Measurement of average power in a 60Hz circuit (equivalent to VRMS × IRMS × cos(ø)) can be done by sampling the product of voltage and current and averaging. This requires four quadrant multiplication since the instantaneous voltage and current can have opposite polarities. It can be accomplished by a number of means, including analog to digital (A/D) conversion followed by digital signal processing, or by using a relatively expensive analog multiplier chip followed by analog or digital processing. This Design Idea presents a third approach. It uses inexpensive op-amps and an analog switch to implement a pulse width/pulse amplitude modulator (PWM/PAM) used as a four quadrant multiplier. This circuit can be adapted to many different applications.

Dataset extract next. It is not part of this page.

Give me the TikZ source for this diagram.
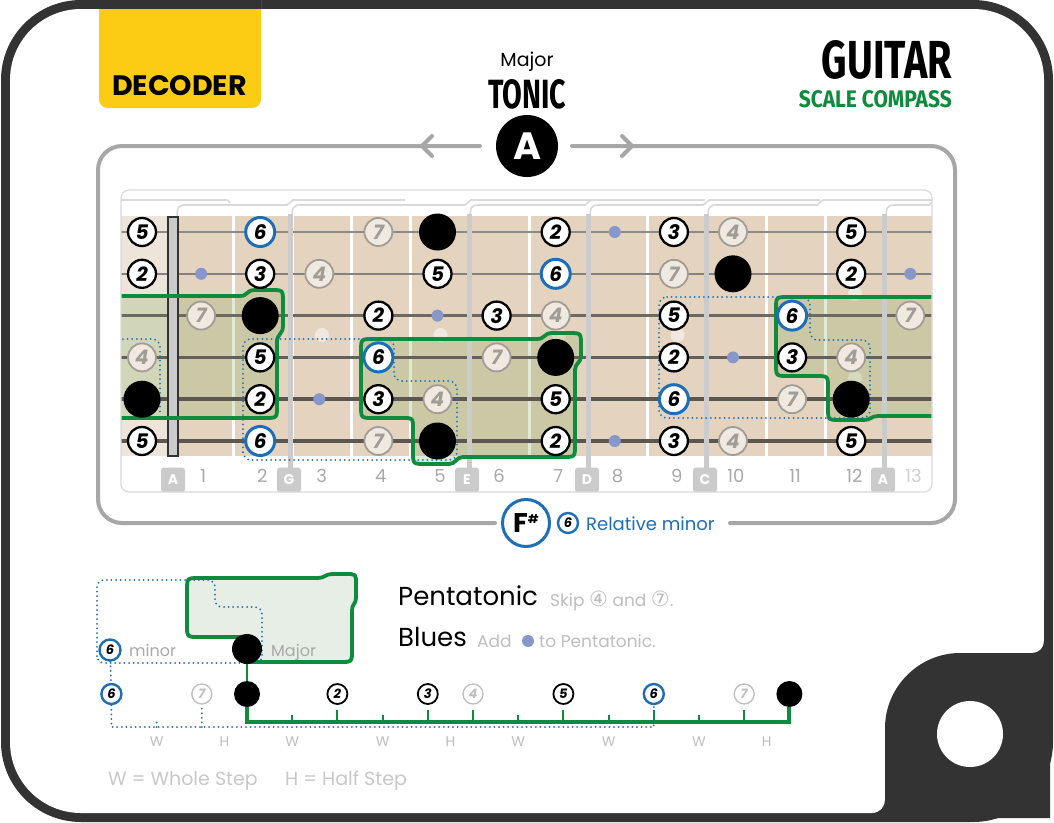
\documentclass[tikz,border=0pt]{standalone}
\usepackage{fontspec}
\setmainfont{Poppins}
\newfontfamily\condfont{Fira Sans}
\newfontfamily\dejavu{DejaVu Sans}
\usepackage{graphicx}
\definecolor{framedark}{HTML}{333333}
\definecolor{tabyellow}{HTML}{FCCC14}
\definecolor{sgreen}{HTML}{0E8B3C}
\definecolor{sblue}{HTML}{1E6EB6}
\definecolor{framegray}{HTML}{A7A7A7}
\definecolor{panelgray}{HTML}{DADADA}
\definecolor{beige}{HTML}{E4D4BF}
\definecolor{beigelight}{HTML}{EDE5D9}
\definecolor{strcol}{HTML}{5C5751}
\definecolor{notegray}{HTML}{A09C96}
\definecolor{notefill}{HTML}{EFE9E0}
\definecolor{bluesdot}{HTML}{8797C9}
\definecolor{cardgray}{HTML}{D9D9D9}
\definecolor{nutgray}{HTML}{CBCBCB}
\definecolor{labelgray}{HTML}{A9A9A9}
\definecolor{lightgray2}{HTML}{BEBEBE}
\definecolor{legendfill}{HTML}{E6EEE5}
\definecolor{gfill}{HTML}{7DAA55}
\newcommand\degfont{\bfseries\itshape\fontsize{20}{20}\selectfont}
\newcommand\sdegfont{\bfseries\itshape\fontsize{13}{13}\selectfont}
\newcommand\fnote[4]{\node[#3] (n#1x#2) at ({142+59.1*#2},{232+41.8*(#1-1)}) {#4};}
\newcommand\gpathA{(100,296) -- (240,296) .. controls (248,296) and (246,290) .. (255,290) -- (271,290) .. controls (283,290) .. (283,302) -- (283,326) .. controls (283,334) and (277,334) .. (277,342) -- (277,406) .. controls (277,418) .. (265,418) -- (100,418) -- cycle}
\newcommand\gpathB{(361,351) .. controls (361,339) .. (373,339) -- (537,339) .. controls (545,339) and (544,333) .. (552,333) -- (569,333) .. controls (581,333) .. (581,345) -- (581,356) .. controls (581,363) and (575,363) .. (575,370) -- (575,445) .. controls (575,457) .. (563,457) -- (463,457) .. controls (456,457) and (456,464) .. (449,464) -- (425,464) .. controls (413,464) .. (413,452) -- (413,428) .. controls (413,418) .. (403,418) -- (373,418) .. controls (361,418) .. (361,406) -- cycle}
\newcommand\gpathC{(940,297) -- (788,297) .. controls (776,297) .. (776,309) -- (776,364) .. controls (776,376) .. (788,376) -- (816,376) .. controls (828,376) .. (828,388) -- (828,408) .. controls (828,420) .. (840,420) -- (864,420) .. controls (871,420) and (871,416) .. (878,416) -- (940,416) -- cycle}
\newcommand\dpathA{(100,339) -- (160,339) -- (160,414)}
\newcommand\dpathB{(243,460) -- (243,339) -- (394,339) -- (394,381) -- (457,381) -- (457,460) -- cycle}
\newcommand\dpathC{(659,297) -- (810,297) -- (810,340) -- (870,340) -- (870,418) -- (659,418) -- cycle}
\newcommand\lgpath{(187,590) .. controls (187,578) .. (199,578) -- (318,578) .. controls (325,578) and (325,574) .. (332,574) -- (346,574) .. controls (356,574) .. (356,584) -- (356,598) .. controls (356,604) and (352,604) .. (352,610) -- (352,651) .. controls (352,662) .. (341,662) -- (248,662) -- (248,637) -- (198,637) .. controls (187,637) .. (187,626) -- cycle}
\newcommand\ldpath{(97,663) -- (97,580) -- (215,580) -- (215,607) -- (262,607) -- (262,663) -- cycle}
\begin{document}
\begin{tikzpicture}[x=1pt, y=-1pt,
 deg/.style={circle, draw=black, line width=2.3pt, fill=white, minimum size=28pt, inner sep=0pt, font=\degfont},
 degsix/.style={deg, draw=sblue, line width=3pt, minimum size=29pt},
 deggray/.style={deg, draw=notegray, fill=notefill, text=notegray, line width=1.8pt},
 rootdot/.style={circle, fill=black, minimum size=37pt, inner sep=0pt},
 bluesd/.style={circle, fill=bluesdot, minimum size=12pt, inner sep=0pt},
 sdeg/.style={circle, draw=black, line width=1.8pt, fill=white, minimum size=20pt, inner sep=0pt, font=\sdegfont},
 sdegsix/.style={sdeg, draw=sblue, line width=2.4pt},
 sdeggray/.style={sdeg, draw=lightgray2, text=lightgray2, line width=1.3pt},
 sroot/.style={circle, fill=black, minimum size=26pt, inner sep=0pt},
 gline/.style={draw=sgreen, line width=3.8pt, line join=round},
 dotline/.style={draw=sblue, line width=2pt, dash pattern=on 0pt off 4.6pt, line cap=round, rounded corners=8pt},
 tabbox/.style={rounded corners=3pt, fill=nutgray, text=white, minimum width=24pt, minimum height=25pt, inner sep=0pt, font=\bfseries\fontsize{14}{14}\selectfont},
 fretlbl/.style={text=labelgray, font=\fontsize{18}{18}\selectfont, anchor=base, inner sep=0pt},
 steplbl/.style={text=lightgray2, font=\fontsize{14}{14}\selectfont, anchor=base, inner sep=0pt},
 graytxt/.style={text=lightgray2, anchor=base west, inner sep=0pt},
 framelin/.style={framegray, line width=4pt, line cap=round, rounded corners=24pt},
]
\useasboundingbox (0,0) rectangle (1054,822);
% ---------- outer frame ----------
\fill[white] (0,0) rectangle (1054,822);
\fill[framedark, rounded corners=80pt] (1,0) rectangle (1053,822);
\fill[white, rounded corners=71pt] (10,9) rectangle (1044,813);
\fill[framedark] (1050,600) -- (1044,600) -- (1044,641) .. controls (1044,648) and (1039,653) .. (1032,653) -- (960,653) .. controls (919,653) and (885,687) .. (885,728) -- (885,800) .. controls (885,807) and (880,813) .. (872,813) -- (872,818) -- (1050,818) -- cycle;
\fill[white] (970,734) circle[radius=33];
% ---------- header ----------
\fill[tabyellow, rounded corners=9pt] (99,-20) rectangle (261,108);
\fill[framedark] (99,0) rectangle (261,9);
\node[anchor=base, inner sep=0pt] (decoder) at (179.5,95) {\resizebox{135pt}{20pt}{\bfseries DECODER}};
\node[anchor=base, inner sep=0pt, font=\fontsize{19}{19}\selectfont] (majorlbl) at (527,66) {Major};
\node[anchor=base, inner sep=0pt] (toniclbl) at (527,108) {\resizebox{78pt}{29pt}{\condfont\bfseries TONIC}};
\node[anchor=base east, inner sep=0pt] (guitar) at (952,78) {\resizebox{130pt}{38pt}{\condfont\bfseries GUITAR}};
\node[anchor=base east, inner sep=0pt, text=sgreen] (compass) at (952,107) {\resizebox{153pt}{17pt}{\condfont\bfseries SCALE COMPASS}};
% ---------- gray frame ----------
\draw[framelin] (480,146) -- (98,146) -- (98,523) -- (495,523);
\draw[framelin] (730,523) -- (955,523) -- (955,146) -- (572,146);
\draw[framegray, line width=4pt, line cap=round, line join=round] (432,136) -- (422,146) -- (432,156);
\draw[framegray, line width=4pt, line cap=round, line join=round] (622,136) -- (632,146) -- (622,156);
\node[circle, fill=black, minimum size=62pt, inner sep=0pt, text=white, font=\bfseries\fontsize{38}{38}\selectfont] (tonic) at (527,146) {A};
% ---------- fretboard panel ----------
\fill[white, rounded corners=8pt] (121,190) rectangle (932,492);
\begin{scope}
\clip[rounded corners=8pt] (121,190) rectangle (932,492);
\fill[beige] (121,216) rectangle (932,456);
\fill[beigelight] (121,216) rectangle (170,456);
\foreach \k in {1,...,12} \draw[white, line width=3pt] ({174+59.2*\k},216) -- ({174+59.2*\k},456);
\foreach \p in {(322,335),(440.5,335),(559,335),(677.5,335),(855,294),(855,378)} \fill[white, fill opacity=0.5] \p circle[radius=7];
\fill[gfill, fill opacity=0.24] \gpathA;
\fill[gfill, fill opacity=0.24] \gpathB;
\fill[gfill, fill opacity=0.24] \gpathC;
\foreach \s/\w/\c in {1/1.3/70, 2/1.6/75, 3/2.6/90, 4/3.0/95, 5/3.6/100, 6/4.4/100}
  \draw[strcol!\c!white, line width=\w pt] (121,{232+41.8*(\s-1)}) -- (932,{232+41.8*(\s-1)});
% position cards
\draw[cardgray, line width=1.6pt] (121,200) -- (224,200) .. controls (228,200) .. (230,203);
\foreach \xa/\xb/\xc in {177/290/405, 292/468/590, 470/588/705, 590/706/820, 708/820/932, 886/932/932}
  \draw[cardgray, line width=1.6pt] (\xa,226) .. controls (\xa,205) .. (\xa+11,205) -- (\xb-3,205) -- (\xb+3,200) -- (\xc,200);
\foreach \x in {290,469,588,706,884} \draw[nutgray, line width=5pt] (\x,214) -- (\x,470);
\draw[framedark, line width=1.4pt, fill=nutgray] (168,217) rectangle (178,456);
\draw[gline] \gpathA;
\draw[gline] \gpathB;
\draw[gline] \gpathC;
\draw[dotline] \dpathA;
\draw[dotline] \dpathB;
\draw[dotline] \dpathC;
\foreach \x/\l [count=\i] in {173/A,289/G,467/E,587/D,705/C,883/A}
  \node[tabbox] (tab\i) at (\x,480) {\l};
\end{scope}
\draw[panelgray, line width=1.2pt, rounded corners=8pt] (121,190) rectangle (932,492);
% ---------- notes ----------
\foreach \f/\t/\d in {0/deg/5, 2/degsix/6, 4/deggray/7, 5/rootdot/, 7/deg/2, 8/bluesd/, 9/deg/3, 10/deggray/4, 12/deg/5}
  {\edef\tmp{\noexpand\fnote{1}{\f}{\t}{\d}}\tmp}
\foreach \f/\t/\d in {0/deg/2, 1/bluesd/, 2/deg/3, 3/deggray/4, 5/deg/5, 7/degsix/6, 9/deggray/7, 10/rootdot/, 12/deg/2, 13/bluesd/}
  {\edef\tmp{\noexpand\fnote{2}{\f}{\t}{\d}}\tmp}
\foreach \f/\t/\d in {1/deggray/7, 2/rootdot/, 4/deg/2, 5/bluesd/, 6/deg/3, 7/deggray/4, 9/deg/5, 11/degsix/6, 13/deggray/7}
  {\edef\tmp{\noexpand\fnote{3}{\f}{\t}{\d}}\tmp}
\foreach \f/\t/\d in {0/deggray/4, 2/deg/5, 4/degsix/6, 6/deggray/7, 7/rootdot/, 9/deg/2, 10/bluesd/, 11/deg/3, 12/deggray/4}
  {\edef\tmp{\noexpand\fnote{4}{\f}{\t}{\d}}\tmp}
\foreach \f/\t/\d in {0/rootdot/, 2/deg/2, 3/bluesd/, 4/deg/3, 5/deggray/4, 7/deg/5, 9/degsix/6, 11/deggray/7, 12/rootdot/}
  {\edef\tmp{\noexpand\fnote{5}{\f}{\t}{\d}}\tmp}
\foreach \f/\t/\d in {0/deg/5, 2/degsix/6, 4/deggray/7, 5/rootdot/, 7/deg/2, 8/bluesd/, 9/deg/3, 10/deggray/4, 12/deg/5}
  {\edef\tmp{\noexpand\fnote{6}{\f}{\t}{\d}}\tmp}
\foreach \f in {1,...,12} \node[fretlbl] (fl\f) at ({144+59.2*\f},482) {\f};
\node[fretlbl, text=labelgray!55!white] (fl13) at ({144+59.2*13},482) {13};
% ---------- relative minor ----------
\node[circle, draw=sblue, line width=3pt, fill=white, minimum size=47pt, inner sep=0pt, font=\bfseries\fontsize{27}{27}\selectfont] (fsharp) at (526,523) {F\raisebox{9pt}{\fontsize{12}{12}\selectfont\#}};
\node[sdegsix] (rel6) at (568,523) {6};
\node[anchor=base west, inner sep=0pt, text=sblue, font=\fontsize{18}{18}\selectfont] (reltxt) at (586,530) {Relative minor};
% ---------- legend ----------
\fill[legendfill] \lgpath;
\draw[gline] \lgpath;
\draw[dotline, rounded corners=7pt] \ldpath;
\node[rootdot, minimum size=30pt] (lgroot) at (247,649) {};
\node[sdegsix, minimum size=21pt] (lg6) at (110,650) {6};
\node[graytxt, text=labelgray, font=\fontsize{16}{16}\selectfont] (lgminor) at (129,656) {minor};
\node[graytxt, text=labelgray, font=\fontsize{16}{16}\selectfont] (lgmajor) at (271,656) {Major};
\node[anchor=base west, inner sep=0pt, font=\fontsize{26}{26}\selectfont] (penta) at (398,605) {Pentatonic};
\node[graytxt, font=\fontsize{17}{17}\selectfont] (skip) at (550,606) {Skip {\dejavu\fontsize{21}{17}\selectfont ④} and {\dejavu\fontsize{21}{17}\selectfont ⑦}.};
\node[anchor=base west, inner sep=0pt, font=\fontsize{26}{26}\selectfont] (blues) at (398,646) {Blues};
\node[graytxt, font=\fontsize{17}{17}\selectfont] (addtxt) at (477,647) {Add};
\node[bluesd] (adddot) at (528,641) {};
\node[graytxt, font=\fontsize{17}{17}\selectfont] (topenta) at (539,647) {to Pentatonic.};
% ---------- scale row ----------
\node[sdegsix] (s6a) at ({247-45.2*3},694) {6};
\node[sdeggray] (s7a) at ({247-45.2},694) {7};
\node[sroot] (sr0) at (247,694) {};
\node[sdeg] (s2) at ({247+45.2*2},694) {2};
\node[sdeg] (s3) at ({247+45.2*4},694) {3};
\node[sdeggray] (s4) at ({247+45.2*5},694) {4};
\node[sdeg] (s5) at ({247+45.2*7},694) {5};
\node[sdegsix] (s6b) at ({247+45.2*9},694) {6};
\node[sdeggray] (s7b) at ({247+45.2*11},694) {7};
\node[sroot] (sr12) at ({247+45.2*12},694) {};
\draw[sgreen, line width=2pt] (lgroot) -- (sr0);
\draw[dotline] (lg6) -- (s6a);
\foreach \k in {1,3,6,8,10} \draw[sgreen, line width=2pt] ({247+45.2*\k},722) -- ++(0,-7);
\foreach \k in {2,4,5,7,9,11} \draw[sgreen, line width=2pt] ({247+45.2*\k},722) -- ++(0,-12);
\draw[sgreen, line width=4pt, line join=miter] (sr0.south) -- (247,722) -- ({247+45.2*12},722) -- (sr12.south);
\draw[dotline, rounded corners=0pt] (s6a.south) -- ({247-45.2*3},727) -- ({247+45.2*9},727) -- (s6b.south);
\draw[dotline, rounded corners=0pt] ({247-45.2*2},727) -- ++(0,-7);
\draw[dotline, rounded corners=0pt] ({247-45.2},727) -- (s7a.south);
\foreach \kx/\t [count=\i] in {-2/W,-0.5/H,1/W,3/W,4.5/H,6/W,8/W,10/W,11.5/H}
  \node[steplbl] (step\i) at ({247+45.2*\kx},746) {\t};
\node[graytxt, text=lightgray2!85!white, font=\fontsize{19}{19}\selectfont] (wlegend) at (108,785) {W = Whole Step};
\node[graytxt, text=lightgray2!85!white, font=\fontsize{19}{19}\selectfont] (hlegend) at (285,785) {H = Half Step};
\end{tikzpicture}
\end{document}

The basic concept of a PWM/PAM multiplier is that the average value of a (non-overlapping) pulse waveform over a single cycle is the area of the pulse divided by the pulse repetition period. With each rectangular pulse amplitude proportional to voltage, and width proportional to current, the area of the rectangle is proportional to the product: voltage times current. If the pulse repetition rate is much higher than the frequency being measured, it can be assumed that the voltage and current do not change appreciably during one cycle of the pulse waveform. The PWM/PAM output is followed by a low-pass filter to remove the pulse frequency and its harmonics and recover the desired average.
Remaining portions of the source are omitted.